What is needed
Reproduce, please, only the lines from the first line below to the line containing "const dpY = [0.035, 0.35, 5];", inclusive.

^^^^

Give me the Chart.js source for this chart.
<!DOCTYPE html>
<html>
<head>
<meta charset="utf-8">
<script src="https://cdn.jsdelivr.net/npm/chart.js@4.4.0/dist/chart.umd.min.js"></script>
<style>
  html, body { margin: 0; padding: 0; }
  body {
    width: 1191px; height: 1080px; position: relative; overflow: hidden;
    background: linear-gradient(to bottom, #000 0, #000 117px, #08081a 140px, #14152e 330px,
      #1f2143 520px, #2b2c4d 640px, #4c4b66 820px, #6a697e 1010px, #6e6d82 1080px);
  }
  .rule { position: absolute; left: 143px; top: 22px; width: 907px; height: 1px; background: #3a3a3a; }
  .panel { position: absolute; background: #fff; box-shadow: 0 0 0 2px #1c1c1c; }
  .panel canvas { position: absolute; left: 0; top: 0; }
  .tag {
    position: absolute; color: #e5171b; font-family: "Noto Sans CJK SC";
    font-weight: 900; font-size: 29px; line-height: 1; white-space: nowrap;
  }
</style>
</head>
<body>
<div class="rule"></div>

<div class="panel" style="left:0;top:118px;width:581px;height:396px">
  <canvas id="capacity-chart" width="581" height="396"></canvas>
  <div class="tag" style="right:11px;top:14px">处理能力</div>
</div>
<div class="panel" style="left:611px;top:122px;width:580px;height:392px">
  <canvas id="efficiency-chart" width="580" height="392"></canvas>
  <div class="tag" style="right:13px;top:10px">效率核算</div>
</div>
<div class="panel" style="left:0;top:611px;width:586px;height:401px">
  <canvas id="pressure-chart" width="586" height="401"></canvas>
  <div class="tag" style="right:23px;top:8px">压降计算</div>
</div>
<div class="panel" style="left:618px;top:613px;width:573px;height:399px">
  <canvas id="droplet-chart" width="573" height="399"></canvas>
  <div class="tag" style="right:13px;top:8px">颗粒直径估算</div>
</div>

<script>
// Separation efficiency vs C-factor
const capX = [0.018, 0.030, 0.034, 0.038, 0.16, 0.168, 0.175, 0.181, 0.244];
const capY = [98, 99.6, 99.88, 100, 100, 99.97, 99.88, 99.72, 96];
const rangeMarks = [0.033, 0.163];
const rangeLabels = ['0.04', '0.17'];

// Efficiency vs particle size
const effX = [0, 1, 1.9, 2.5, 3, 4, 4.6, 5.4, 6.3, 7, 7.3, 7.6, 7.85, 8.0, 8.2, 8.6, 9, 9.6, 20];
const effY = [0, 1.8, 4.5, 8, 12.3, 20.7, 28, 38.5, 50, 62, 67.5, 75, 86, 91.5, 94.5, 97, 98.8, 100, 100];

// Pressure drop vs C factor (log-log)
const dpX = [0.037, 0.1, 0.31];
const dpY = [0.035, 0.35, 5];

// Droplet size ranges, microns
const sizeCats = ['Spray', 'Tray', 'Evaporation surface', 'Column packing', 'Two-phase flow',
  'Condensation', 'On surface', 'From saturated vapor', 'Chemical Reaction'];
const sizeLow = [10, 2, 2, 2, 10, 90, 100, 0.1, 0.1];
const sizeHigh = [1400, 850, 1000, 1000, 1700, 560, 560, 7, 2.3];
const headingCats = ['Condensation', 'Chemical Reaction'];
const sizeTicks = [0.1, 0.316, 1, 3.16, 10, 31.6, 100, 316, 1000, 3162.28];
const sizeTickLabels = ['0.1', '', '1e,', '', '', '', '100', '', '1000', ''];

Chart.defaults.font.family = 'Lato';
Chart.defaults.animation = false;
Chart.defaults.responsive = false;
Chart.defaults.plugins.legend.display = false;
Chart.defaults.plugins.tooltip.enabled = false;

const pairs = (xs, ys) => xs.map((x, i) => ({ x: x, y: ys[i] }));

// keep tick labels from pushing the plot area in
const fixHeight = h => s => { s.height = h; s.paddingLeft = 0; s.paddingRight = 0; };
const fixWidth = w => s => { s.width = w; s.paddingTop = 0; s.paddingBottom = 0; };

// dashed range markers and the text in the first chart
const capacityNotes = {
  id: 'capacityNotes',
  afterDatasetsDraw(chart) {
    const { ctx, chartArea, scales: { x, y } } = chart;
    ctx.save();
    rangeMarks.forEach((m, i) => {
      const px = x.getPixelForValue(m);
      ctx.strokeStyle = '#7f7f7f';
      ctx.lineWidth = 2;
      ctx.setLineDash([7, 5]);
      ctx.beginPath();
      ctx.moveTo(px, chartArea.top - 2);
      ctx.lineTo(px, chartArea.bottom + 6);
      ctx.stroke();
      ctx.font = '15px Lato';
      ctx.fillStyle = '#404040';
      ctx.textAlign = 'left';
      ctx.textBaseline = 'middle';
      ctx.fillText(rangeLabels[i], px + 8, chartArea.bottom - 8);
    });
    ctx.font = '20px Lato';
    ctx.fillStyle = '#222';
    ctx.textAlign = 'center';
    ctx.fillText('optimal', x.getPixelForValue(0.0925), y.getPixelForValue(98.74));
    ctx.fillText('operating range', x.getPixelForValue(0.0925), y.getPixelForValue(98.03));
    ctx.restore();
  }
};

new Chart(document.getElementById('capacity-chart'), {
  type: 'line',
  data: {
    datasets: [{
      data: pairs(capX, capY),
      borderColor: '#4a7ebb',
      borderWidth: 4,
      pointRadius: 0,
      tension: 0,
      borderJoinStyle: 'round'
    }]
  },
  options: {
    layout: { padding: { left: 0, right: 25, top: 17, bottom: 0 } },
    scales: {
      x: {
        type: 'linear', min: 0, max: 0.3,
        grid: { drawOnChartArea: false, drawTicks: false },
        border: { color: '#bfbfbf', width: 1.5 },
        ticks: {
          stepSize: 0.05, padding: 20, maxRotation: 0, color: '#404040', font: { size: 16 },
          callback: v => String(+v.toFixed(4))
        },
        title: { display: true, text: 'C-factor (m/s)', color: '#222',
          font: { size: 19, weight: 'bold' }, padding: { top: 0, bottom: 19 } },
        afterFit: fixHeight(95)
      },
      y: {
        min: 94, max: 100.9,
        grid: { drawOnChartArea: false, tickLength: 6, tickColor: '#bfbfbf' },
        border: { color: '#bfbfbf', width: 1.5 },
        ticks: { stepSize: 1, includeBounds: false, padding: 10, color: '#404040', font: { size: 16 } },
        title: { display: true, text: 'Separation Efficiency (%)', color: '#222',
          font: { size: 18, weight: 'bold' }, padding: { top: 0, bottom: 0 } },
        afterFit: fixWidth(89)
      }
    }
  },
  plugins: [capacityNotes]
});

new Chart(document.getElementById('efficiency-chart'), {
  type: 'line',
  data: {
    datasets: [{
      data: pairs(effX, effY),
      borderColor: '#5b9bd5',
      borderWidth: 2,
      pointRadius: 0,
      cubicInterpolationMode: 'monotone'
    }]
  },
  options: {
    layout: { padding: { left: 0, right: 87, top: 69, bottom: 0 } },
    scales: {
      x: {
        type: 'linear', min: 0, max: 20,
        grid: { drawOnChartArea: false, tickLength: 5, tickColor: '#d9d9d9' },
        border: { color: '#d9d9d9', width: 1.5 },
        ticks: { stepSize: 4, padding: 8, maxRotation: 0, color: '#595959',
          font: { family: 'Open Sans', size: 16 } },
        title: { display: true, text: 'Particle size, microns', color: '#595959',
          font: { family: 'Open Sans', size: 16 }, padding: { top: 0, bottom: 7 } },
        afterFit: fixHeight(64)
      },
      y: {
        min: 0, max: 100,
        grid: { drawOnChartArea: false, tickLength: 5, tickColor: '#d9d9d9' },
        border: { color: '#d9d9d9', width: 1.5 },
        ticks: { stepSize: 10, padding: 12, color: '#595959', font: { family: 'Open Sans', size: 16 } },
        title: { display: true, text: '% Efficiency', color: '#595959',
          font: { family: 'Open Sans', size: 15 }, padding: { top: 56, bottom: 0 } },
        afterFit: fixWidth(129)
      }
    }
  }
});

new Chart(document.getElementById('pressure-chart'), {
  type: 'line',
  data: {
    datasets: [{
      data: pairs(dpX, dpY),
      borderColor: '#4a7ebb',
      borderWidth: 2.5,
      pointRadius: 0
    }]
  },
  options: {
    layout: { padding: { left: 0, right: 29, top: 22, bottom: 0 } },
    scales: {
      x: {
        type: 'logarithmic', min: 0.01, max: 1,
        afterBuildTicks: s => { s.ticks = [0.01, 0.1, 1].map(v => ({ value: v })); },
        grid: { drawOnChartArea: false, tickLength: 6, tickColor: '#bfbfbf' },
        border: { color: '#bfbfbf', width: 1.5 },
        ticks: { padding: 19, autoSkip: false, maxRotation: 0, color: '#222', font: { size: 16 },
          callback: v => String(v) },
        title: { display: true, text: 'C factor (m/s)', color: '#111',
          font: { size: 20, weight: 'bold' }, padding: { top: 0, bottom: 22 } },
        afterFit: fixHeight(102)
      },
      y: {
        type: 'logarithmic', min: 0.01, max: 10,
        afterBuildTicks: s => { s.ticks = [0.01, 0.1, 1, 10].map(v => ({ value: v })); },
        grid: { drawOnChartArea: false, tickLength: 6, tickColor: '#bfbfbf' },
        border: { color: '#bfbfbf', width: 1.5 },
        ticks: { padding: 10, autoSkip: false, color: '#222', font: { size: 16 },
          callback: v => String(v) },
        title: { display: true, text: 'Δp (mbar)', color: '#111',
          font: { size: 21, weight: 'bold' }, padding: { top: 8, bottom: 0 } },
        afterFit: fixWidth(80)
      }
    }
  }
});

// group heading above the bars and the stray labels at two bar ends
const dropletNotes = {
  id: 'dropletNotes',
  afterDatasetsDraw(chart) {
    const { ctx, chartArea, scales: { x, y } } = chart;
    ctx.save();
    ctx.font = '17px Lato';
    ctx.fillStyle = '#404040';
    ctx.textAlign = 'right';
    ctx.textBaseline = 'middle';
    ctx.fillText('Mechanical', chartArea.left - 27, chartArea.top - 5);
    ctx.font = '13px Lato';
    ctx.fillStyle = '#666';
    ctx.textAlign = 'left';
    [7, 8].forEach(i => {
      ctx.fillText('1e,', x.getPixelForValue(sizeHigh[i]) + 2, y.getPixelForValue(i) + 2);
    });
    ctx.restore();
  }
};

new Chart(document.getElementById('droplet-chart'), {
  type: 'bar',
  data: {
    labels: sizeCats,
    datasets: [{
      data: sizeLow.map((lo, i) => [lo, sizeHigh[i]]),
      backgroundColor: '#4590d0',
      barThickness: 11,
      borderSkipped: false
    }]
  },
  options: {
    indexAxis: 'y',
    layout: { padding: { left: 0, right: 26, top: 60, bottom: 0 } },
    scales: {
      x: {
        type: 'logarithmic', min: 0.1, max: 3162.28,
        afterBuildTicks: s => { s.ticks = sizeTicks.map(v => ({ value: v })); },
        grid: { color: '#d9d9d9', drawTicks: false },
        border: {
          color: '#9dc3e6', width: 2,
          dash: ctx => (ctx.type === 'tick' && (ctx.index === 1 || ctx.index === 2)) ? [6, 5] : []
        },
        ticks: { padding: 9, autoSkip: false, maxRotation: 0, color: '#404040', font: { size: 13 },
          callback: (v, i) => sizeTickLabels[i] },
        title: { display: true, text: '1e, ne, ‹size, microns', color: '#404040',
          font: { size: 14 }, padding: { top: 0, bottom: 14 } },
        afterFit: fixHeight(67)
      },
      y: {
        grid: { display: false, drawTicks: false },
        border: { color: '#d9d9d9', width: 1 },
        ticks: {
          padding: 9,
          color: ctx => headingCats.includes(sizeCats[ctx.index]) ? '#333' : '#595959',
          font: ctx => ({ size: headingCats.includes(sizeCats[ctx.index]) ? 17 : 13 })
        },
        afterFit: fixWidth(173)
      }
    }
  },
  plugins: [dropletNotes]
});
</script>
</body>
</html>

^^^^

Result for this exercise
Give me the Chart.js source for this chart.
<!DOCTYPE html>
<html>
<head>
<meta charset="utf-8">
<script src="https://cdn.jsdelivr.net/npm/chart.js@4.4.0/dist/chart.umd.min.js"></script>
<style>
  html, body { margin: 0; padding: 0; }
  body {
    width: 1191px; height: 1080px; position: relative; overflow: hidden;
    background: linear-gradient(to bottom, #000 0, #000 117px, #08081a 140px, #14152e 330px,
      #1f2143 520px, #2b2c4d 640px, #4c4b66 820px, #6a697e 1010px, #6e6d82 1080px);
  }
  .rule { position: absolute; left: 143px; top: 22px; width: 907px; height: 1px; background: #3a3a3a; }
  .panel { position: absolute; background: #fff; box-shadow: 0 0 0 2px #1c1c1c; }
  .panel canvas { position: absolute; left: 0; top: 0; }
  .tag {
    position: absolute; color: #e5171b; font-family: "Noto Sans CJK SC";
    font-weight: 900; font-size: 29px; line-height: 1; white-space: nowrap;
  }
</style>
</head>
<body>
<div class="rule"></div>

<div class="panel" style="left:0;top:118px;width:581px;height:396px">
  <canvas id="capacity-chart" width="581" height="396"></canvas>
  <div class="tag" style="right:11px;top:14px">处理能力</div>
</div>
<div class="panel" style="left:611px;top:122px;width:580px;height:392px">
  <canvas id="efficiency-chart" width="580" height="392"></canvas>
  <div class="tag" style="right:13px;top:10px">效率核算</div>
</div>
<div class="panel" style="left:0;top:611px;width:586px;height:401px">
  <canvas id="pressure-chart" width="586" height="401"></canvas>
  <div class="tag" style="right:23px;top:8px">压降计算</div>
</div>
<div class="panel" style="left:618px;top:613px;width:573px;height:399px">
  <canvas id="droplet-chart" width="573" height="399"></canvas>
  <div class="tag" style="right:13px;top:8px">颗粒直径估算</div>
</div>

<script>
// Separation efficiency vs C-factor
const capX = [0.018, 0.030, 0.034, 0.038, 0.16, 0.168, 0.175, 0.181, 0.244];
const capY = [98, 99.6, 99.88, 100, 100, 99.97, 99.88, 99.72, 96];
const rangeMarks = [0.033, 0.163];
const rangeLabels = ['0.04', '0.17'];

// Efficiency vs particle size
const effX = [0, 1, 1.9, 2.5, 3, 4, 4.6, 5.4, 6.3, 7, 7.3, 7.6, 7.85, 8.0, 8.2, 8.6, 9, 9.6, 20];
const effY = [0, 1.8, 4.5, 8, 12.3, 20.7, 28, 38.5, 50, 62, 67.5, 75, 86, 91.5, 94.5, 97, 98.8, 100, 100];

// Pressure drop vs C factor (log-log)
const dpX = [0.037, 0.1, 0.31];
const dpY = [0.035, 0.35, 5];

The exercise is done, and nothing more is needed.